A Humanities across Borders (HaB) Methodologies Workshop in Senegal organised by LASPAD, Gaston Berger University in association with Hahatay son Risas de Gandiol (Hahatay, the smile of Gandiol)

By Abdourahmane Seck

About Universities are confronted with a double challenge in relation to communities. On the one hand, they seem isolated from the local communities, thus failing to connect with them in ways that make their actions visible and tangible. On the other hand, they rarely find the proper mechanism to acknowledge and valorize inventive practices in daily life. The resulting lack of cross-fertilization presents a serious gap in the ability to produce and share knowledge. In response, an interactive approach is called for to bring universities and communities together to devise alternative methods, materials and tools to build and strengthen capacities, especially aimed at heightening resiliency. Through the Humanities across Borders programme, LASPAD works through a network of universities in Africa, Asia and Europe to reduce the barriers between universities and communities.  A workshop on the theme of neighbourhood was conducted as part of a program of grassroots workshops (ateliers populaires) encompassing several forms of encounters with communities: popular university, ad hoc seminars, solidarity-based innovation camps.

Methodology 

Following the conversational approach, 15 participants from the two partner institutions are invited to share their experiences with and reflections on the history, practices and stakes of the neighbourhood issue in relation to their social and professional lives. Over two hours, they engage with a number of questions and situations, discourses and practices that are likely to generate a set of alternative and collaborative teaching materials. A number of questions will help orient the conversation: What makes a neighbourhood?

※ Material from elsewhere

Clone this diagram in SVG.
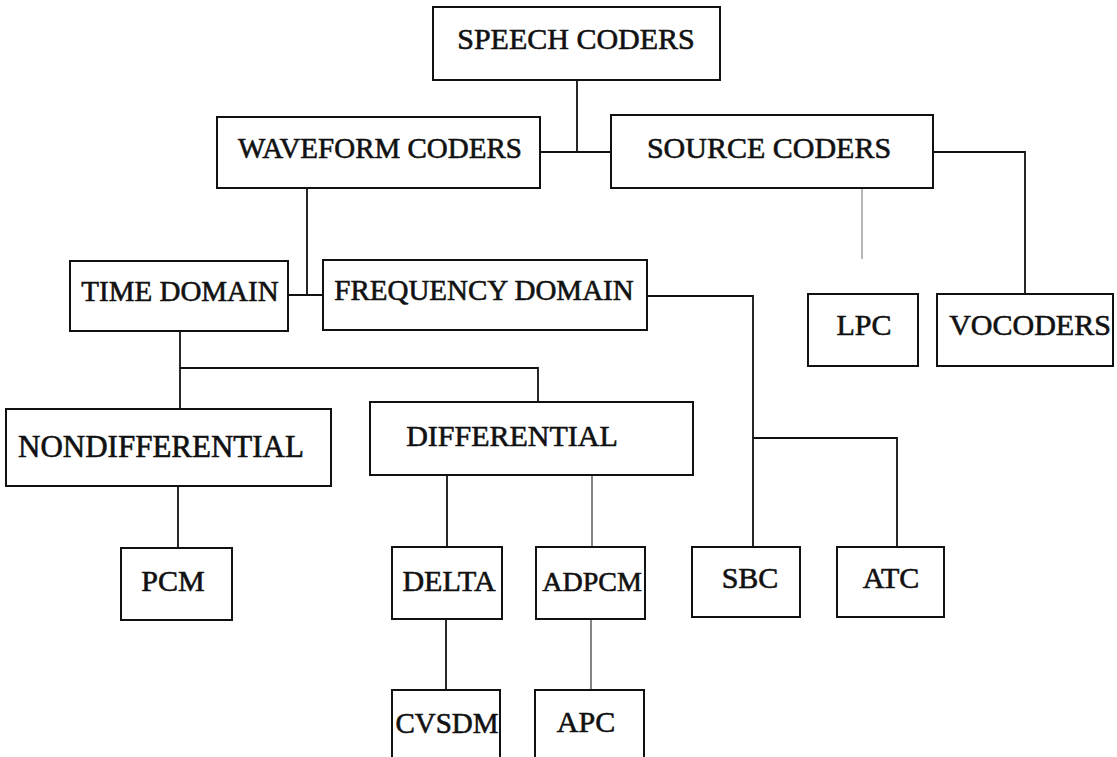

What does it mean to be neighbours? How do the nature and quality of neighbourliness impact the nature and quality of living and sharing environments? How will carefully listening to popular wisdom and moral or religious precepts help us better grasp the ethic of neighbourliness? Do we know which ways enable us to produce and reproduce attitudes, interactions, tools or discourses on this theme? Is it possible to locate places, situations and contexts that facilitate the creation of a neighbourhood? Is it possible to develop a neighbourhood-based pedagogy; that is, a way of teaching the community through suitable content? In which ways can a high-quality neighbourhood be an asset in shaping and enabling resiliency at the social, cultural and citizenship levels? How does acting on the spirit of neighbourhood and practices of neighbourliness help effect positive structural transformations in the life of a community?

About Hahatay

Hahatay is a not-for-profit organization which engages with community development issues in Gandiol, founded by Mamadou Dia, a young man from Gandiol who once attempted illegal immigration by sea. This journey would inspire a narrative entitled 3025,  referring to the number of kilometres separating Senegal from Murcia, his host city in Spain. Through his personal story, he tries to reach out to the many youth still tempted by illegal immigration. Today, through its cultural centre named Aminata, Hahatay serves as meeting point for volunteers dedicated to holistic approaches to human development. The key activities focus particularly on the preservation of the environment, the protection of early childhood through preschool care facilities, the promotion of an active cultural life at the community level, the strengthening of the place of women in society and the fight against illegal immigration. The organization also owns a modest library, a film projection room, a stage for the performing arts and a radio station.